L’homme qui m’a sauvée de leurs mains sales est un cadre travaillant au Ministère de l’Intérieur. Il m’a emmenée à côté d’une autre fille qui était entrain de pleurer. Ils m’ont demandé de rester là bas. La fille m’a dit qu’ils l’avaient battue et qu’ils l’avaient tirée par les cheveux tout au long de l’avenue et que c’était un homme de l’armée qui l’avait sauvée.
On voyait des policiers qui ramenaient les jeunes hommes en les tapant fort et en les maltraitant, nous n’avons vu entre temps aucune femme…
Finalement, par miracle, je dis bien PAR MIRACLE, ils nous ont ramenées à la maison, moi et l’autre fille à 3h du matin escortées par la police.
Avant de rentrer, je leur ai dit que mon fiancé était parmi ces hommes. Ils m’ont dit : »Rentre maintenant et après on va voir »..

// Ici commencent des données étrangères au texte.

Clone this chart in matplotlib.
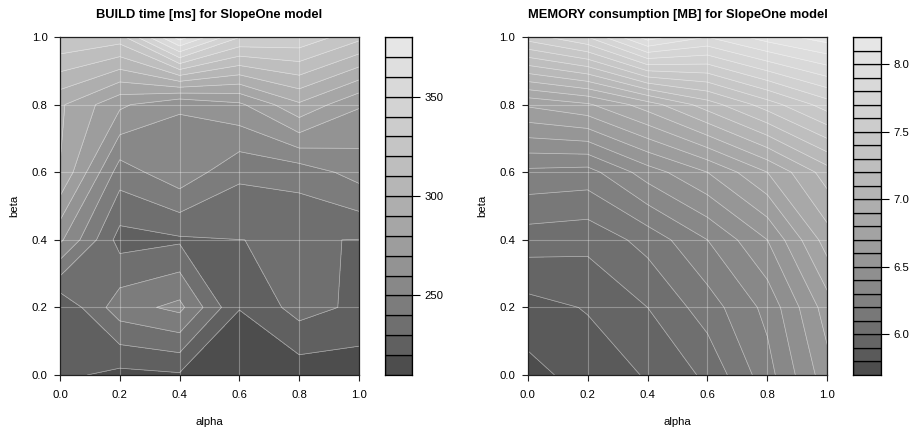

Je n’avais aucune nouvelle de lui. Après 2h de mon retour à la maison, on m’a informée du fait qu’il était dans une ambulance avec plusieurs autres tunisiens. Il a été battu au torse à coups de pied.
A 9h du matin, le père d’une fille qui était avec moi durant la nuit a utilisé le téléphone de mon fiancé pour appeler sa famille et nous a appelé pour nous dire qu’il n’avait aucune nouvelle de sa fille. Deux heures après nous l’avons appelé. Il nous a dit qu’il était allé la chercher au Ministère et qu’elle allait bien.
J’ai plusieurs courbatures sur mon corps, des traces bleus enfflées. Je ne peux bouger sans avoir mal partout. Je vais bien et je suis fière de tous les tunisiens qui étaient présents avec moi. Ma joie dépasse les maux que je ressens.
J’espère que le peuple tunisien n’a pas été trompé par les médias qui disent que ces milices sont TOUS du peuple. Ces milices, je les ai vues de mes propres yeux au Ministère de l’Intérieur.
Une policère présente nous a dit que ces gens n’avaient pas dormi pendant 3 jours. C’est ce qui explique ce qu’ils nous ont fait. Ils ne les laissent pas dormir pour nous faire subir ce que nous avons subi !
Un autre témoignage d’un jeune homme qui a passé la nuit dans les locaux du ministère :
Quand la police a commencé à jeter les bombes à gaz sur la foule, nous nous sommes réfugiés à l’intérieur du centre commercial Claridge. Nous étions une centaine au minimum. On nous a dit par téléphone vers 16h30 que le couvre feu était annoncé pour 17 heures mais il était impossible pour nous de nous échapper. Nous avons passé 1 heure dans l’obscurité à Claridge. Après, je suis sorti avec plus d’une trentaine de personnes et me suis trouvé face à 10 policiers munis de matraques qui nous ont entrainés vers le Ministère de l’Intérieur.
Nous nous sommes retrouvés dans une cour à l’extérieur. On nous a mis la tête dans une sorte d’énorme bassin. On était à genoux et eux ils frappaient par derrière et partout sur le corps. Après, on nous a obligés à descendre un escalier sur les genoux tout en nous frappant encore et encore avec leurs bâtons . Ils disaient de gros mots et ripostaient par rapport aux slogans qu’on criait lors de la manifestation. « Nous, on vous protège et vous ne voyez pas ça. Vous traitez la police de tous les noms ». Ensuite, on nous a conduits dans une salle obscure et on nous a obligés à dormir sur le ventre par terre, sur du ciment. Personne ne pouvait lever la tête sinon on nous battait. La majorité de nous étions des étudiants et des garçons plus âgés que moi pleuraient tellement les coups qu’ils reçevaient étaient atroces. On entendait des pleurs et des cris de filles venant de loin disant : Lâchez moi s’il vous plait ! On nous a donné une seule bouteille d’eau en 15h. Le soleil s’était levé et nous ne nous sommes même pas rendus compte qu’il faisait jour tellement la salle était obscure.
On nous a dit qu’on allait enfin sortir et rentrer chez nous. Ils nous ont ordonné d’enlever nos chaussures et chaussettes avant de sortir et celui qui sortait recevait des coups sur ses pieds. Ils nous ont dit qu’on nous laissait sortir car nous étions des étudiants. Ceux qui n’étaient pas des étudiants sont restés là. Maintenant, je ne peux même pas bouger du lit et j’ai des bleus partout sur le corps. Néanmoins, je laisse toute cette mésaventure derrière moi, car l’essentiel pour moi, c’est que mon pays soit enfin libre.